_DATA_.
________________

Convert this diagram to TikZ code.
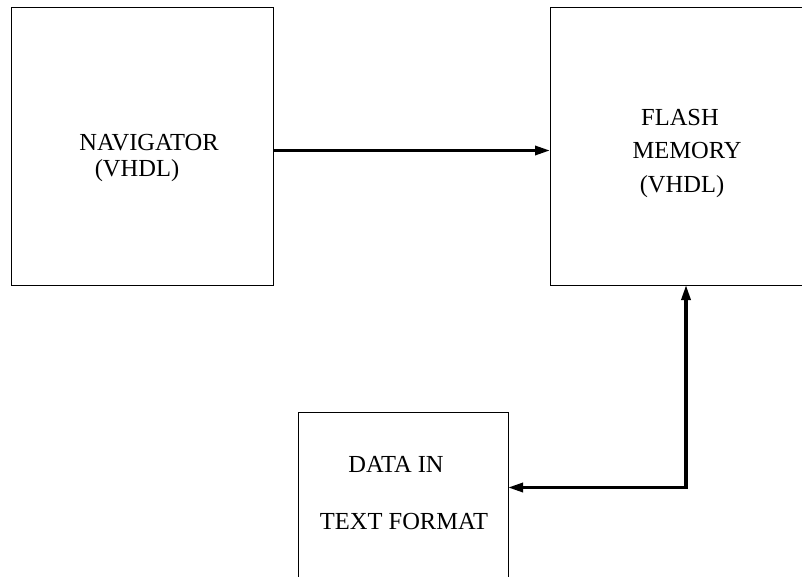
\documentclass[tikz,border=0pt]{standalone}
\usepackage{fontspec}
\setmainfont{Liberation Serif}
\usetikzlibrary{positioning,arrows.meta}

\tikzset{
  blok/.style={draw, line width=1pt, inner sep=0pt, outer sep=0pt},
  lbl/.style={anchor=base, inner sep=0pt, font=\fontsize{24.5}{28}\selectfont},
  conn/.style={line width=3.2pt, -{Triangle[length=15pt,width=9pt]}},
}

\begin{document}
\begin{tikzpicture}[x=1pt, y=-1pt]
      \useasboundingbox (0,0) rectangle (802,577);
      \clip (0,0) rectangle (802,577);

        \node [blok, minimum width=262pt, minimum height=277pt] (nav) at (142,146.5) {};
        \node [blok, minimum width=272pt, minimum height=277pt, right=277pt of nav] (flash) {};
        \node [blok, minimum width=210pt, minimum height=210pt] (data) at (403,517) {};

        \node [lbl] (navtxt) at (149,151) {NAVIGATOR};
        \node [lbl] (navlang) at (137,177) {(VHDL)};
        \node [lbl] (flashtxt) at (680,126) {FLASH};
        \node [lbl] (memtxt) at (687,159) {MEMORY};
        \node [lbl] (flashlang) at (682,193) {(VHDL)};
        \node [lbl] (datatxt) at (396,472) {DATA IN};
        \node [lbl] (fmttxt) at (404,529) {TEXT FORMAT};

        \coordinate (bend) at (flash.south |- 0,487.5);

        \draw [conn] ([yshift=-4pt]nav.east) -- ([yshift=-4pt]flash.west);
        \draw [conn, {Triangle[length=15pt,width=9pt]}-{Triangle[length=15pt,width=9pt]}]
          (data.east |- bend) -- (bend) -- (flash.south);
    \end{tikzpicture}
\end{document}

________________

_TASK DESCRIPTION_.
Please set down each line of the data above exactly as written, without the pictures.

_ANSWER FOR THE TASK_.
Convert this diagram to TikZ code.
\documentclass[tikz,border=0pt]{standalone}
\usepackage{fontspec}
\setmainfont{Liberation Serif}
\usetikzlibrary{positioning,arrows.meta}

\tikzset{
  blok/.style={draw, line width=1pt, inner sep=0pt, outer sep=0pt},
  lbl/.style={anchor=base, inner sep=0pt, font=\fontsize{24.5}{28}\selectfont},
  conn/.style={line width=3.2pt, -{Triangle[length=15pt,width=9pt]}},
}

\begin{document}
\begin{tikzpicture}[x=1pt, y=-1pt]
      \useasboundingbox (0,0) rectangle (802,577);
      \clip (0,0) rectangle (802,577);

        \node [blok, minimum width=262pt, minimum height=277pt] (nav) at (142,146.5) {};
        \node [blok, minimum width=272pt, minimum height=277pt, right=277pt of nav] (flash) {};
        \node [blok, minimum width=210pt, minimum height=210pt] (data) at (403,517) {};

        \node [lbl] (navtxt) at (149,151) {NAVIGATOR};
        \node [lbl] (navlang) at (137,177) {(VHDL)};
        \node [lbl] (flashtxt) at (680,126) {FLASH};
        \node [lbl] (memtxt) at (687,159) {MEMORY};
        \node [lbl] (flashlang) at (682,193) {(VHDL)};
        \node [lbl] (datatxt) at (396,472) {DATA IN};
        \node [lbl] (fmttxt) at (404,529) {TEXT FORMAT};

        \coordinate (bend) at (flash.south |- 0,487.5);

        \draw [conn] ([yshift=-4pt]nav.east) -- ([yshift=-4pt]flash.west);
        \draw [conn, {Triangle[length=15pt,width=9pt]}-{Triangle[length=15pt,width=9pt]}]
          (data.east |- bend) -- (bend) -- (flash.south);
    \end{tikzpicture}
\end{document}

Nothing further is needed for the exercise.